Efforts to study bicyclist crash risk have historically been hindered by the lack of
widespread exposure data. This study presents methods to estimate bicycle traffic
volumes across an entire urban network.
The first major chapter of the dissertation presents a data schema for classifying
bicycle demand datasets. There is an ever-growing abundance of transportation data,
with some of the fastest growth seen in realm of non-motorized demand. However,
all of the available datasets provide incomplete information about the system. For
example, some only represent a time series of observations at a single location in
space (automated counters), while others cover all space and time but only represent
a small subset of the population of people and trips (crowdsourced data). In order
to understand how these heterogeneous sources of information correspond to one
another, it was deemed necessary to first identify their differences. Six metadata
characteristics were defined, which are termed the population scope, trip aggregation,
temporal scope, temporal resolution, spatial scale, and demographics. Levels are
defined for each dimension, and examples of generic datasets are discussed in terms
of their metadata dimension.
The second major chapter of the dissertation presents a method of fusing multiple
link-level demand estimates to infer peak-hour bicycle traffic volumes. While
the method is agnostic to the specific sources being used, it is presented with a
case study of San Francisco, CA using data from regional travel demand models,
a smartphone crowdsourcing application, and bikeshare system ridership. The defined process entails first converting the datasets to a common format in terms of
their metadata dimensions, and then fitting these homogenized link-level estimates
to observed counts using a weighted regression technique modeled after Geographically
Weighted Regression. The fitting parameters associated with each dataset are
hypothesized to vary geospatially, and the means by which this variation occurs is
controlled by the specified weighting scheme. A distance decay weighting, where observations
further from a given location contribute less to the parameter estimates, is
found to produce the best results. Cross-validation is employed for model comparison
and the selection of features and hyperparameter values. It is shown that, on the
basis of cross-validated Root-Mean Square Deviation, that fusing data sources provides
greater predictive accuracy than can be achieved using any individual source,
and that utilizing localized regression is more predictive than using a single global
parameter for each data set.
The final chapter is about inferring the temporal distribution of traffic based on
continuous automated count data. Latent Dirichlet Allocation is applied as a signal
decomposition model to identify latent spatio-temporal patterns in the observed
count data, which appear to correspond to coherent activity patterns such as AM
commuting, PM commuting, and midday cycling. Each link’s temporal distribution
can thus be expressed in terms of the extent to which each latent pattern is observed
on it. The mixture of these patterns on unobserved links is interpolated using a
purely autoregressive model, in contrast to the historically ad hoc methods used to
determine the temporal characteristics of bicycle traffic on unobserved links.

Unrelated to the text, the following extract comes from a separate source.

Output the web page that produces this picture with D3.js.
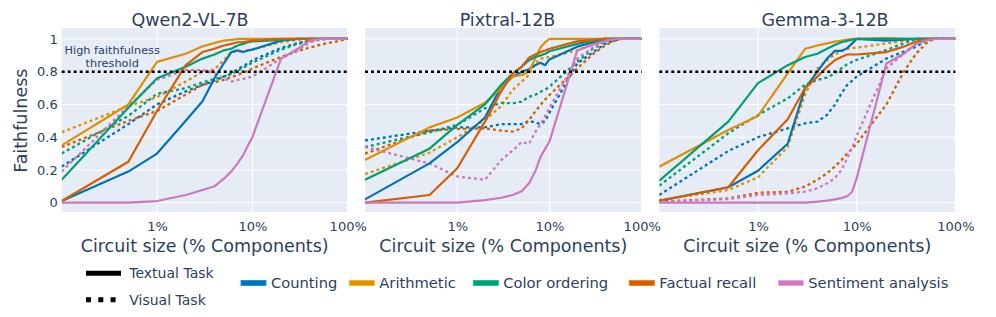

The primary conclusion of this work is that the lack of exposure data should no
longer be considered an insurmountable problem for studying bicycle crashes. Using
advanced analytical methods, such as those presented here, in conjunction with
the abundance of new datasets provides a means of generating defensible retrospective
volume estimates for the entire network. This dissertation paves the way for
many future lines of inquiry, including both refinements upon the methods presented
here and application of the volume estimates developed here to problems requiring
exposure quantities, such as the evaluation of crash risk.